Люди, помнившие Рахиль Ароновну по войне, вообще по работе, в один голос говорили: это была «железная женщина». «Человеком удивительной воли и энергии» назвал ее в своих партизанских мемуарах «Когда опасность рядом» Сергей Иванович Мальцев, в войну – командир одного из отрядов 12-й бригады. И вдобавок она была врачом – снова и снова данное обстоятельство подчеркиваю. По сути, я пишу эти строки только потому, что бабушка умела лечить людей. Тезис нуждается в пояснении. Что ж, попробую…
Побег
Книга матери заканчивается на том, что юная Аня, Рахиль Ароновна и маленькая Инна решают бежать из гетто – благо, какой-то «человек в гимнастерке» сказал, что может вывести их к партизанам. Шанс на спасение! «Мы идем к своим».
Только дальше события развивались вот как.

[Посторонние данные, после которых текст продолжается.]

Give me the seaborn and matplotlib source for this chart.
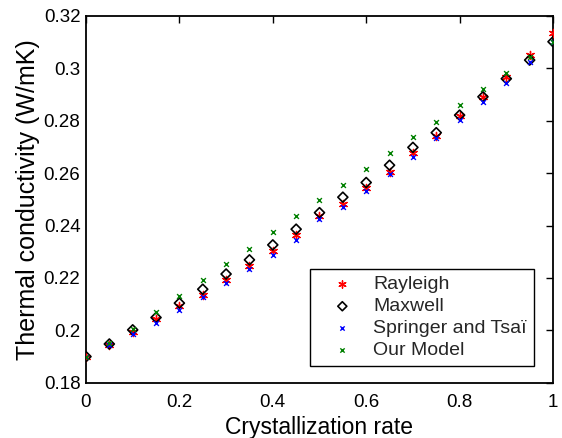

…Они сорвали геттовские желтые «латы»-нашивки, дождались, когда полицай-охранник отойдет подальше, проползли под проволокой. Озираясь, боясь нарваться на патруль, пошли по указанному адресу – благо было недалеко. Дошли. И оказалось: человек, пообещавший помочь, мертвецки пьян. Пьян настолько, что лишь мычит с кровати что-то невнятное, отмахивается, никого никуда вести не собирается, поскольку просто не может.
И стало ясно: все сорвалось.
Но жена этого пьяного вдруг сказала: «Подождите во дворе». Через пару минут вышла на крыльцо сама – в пальто, в платке. Пояснила: идем на вокзал. Я впереди, вы на расстоянии сзади. Друг друга мы не знаем. Ко мне не подходить, тем более – не заговаривать. На вокзале сядем на поезд. Я пройду в вагон, а вы тихо стойте в тамбуре. Когда будет Руденск – я выйду, вы за мной.
Даже не знаю – был это еще день или уже вечер, ночь, однако время по-зимнему сумрачное и холодное. В любом случае других вариантов не оставалось – не в гетто же возвращаться!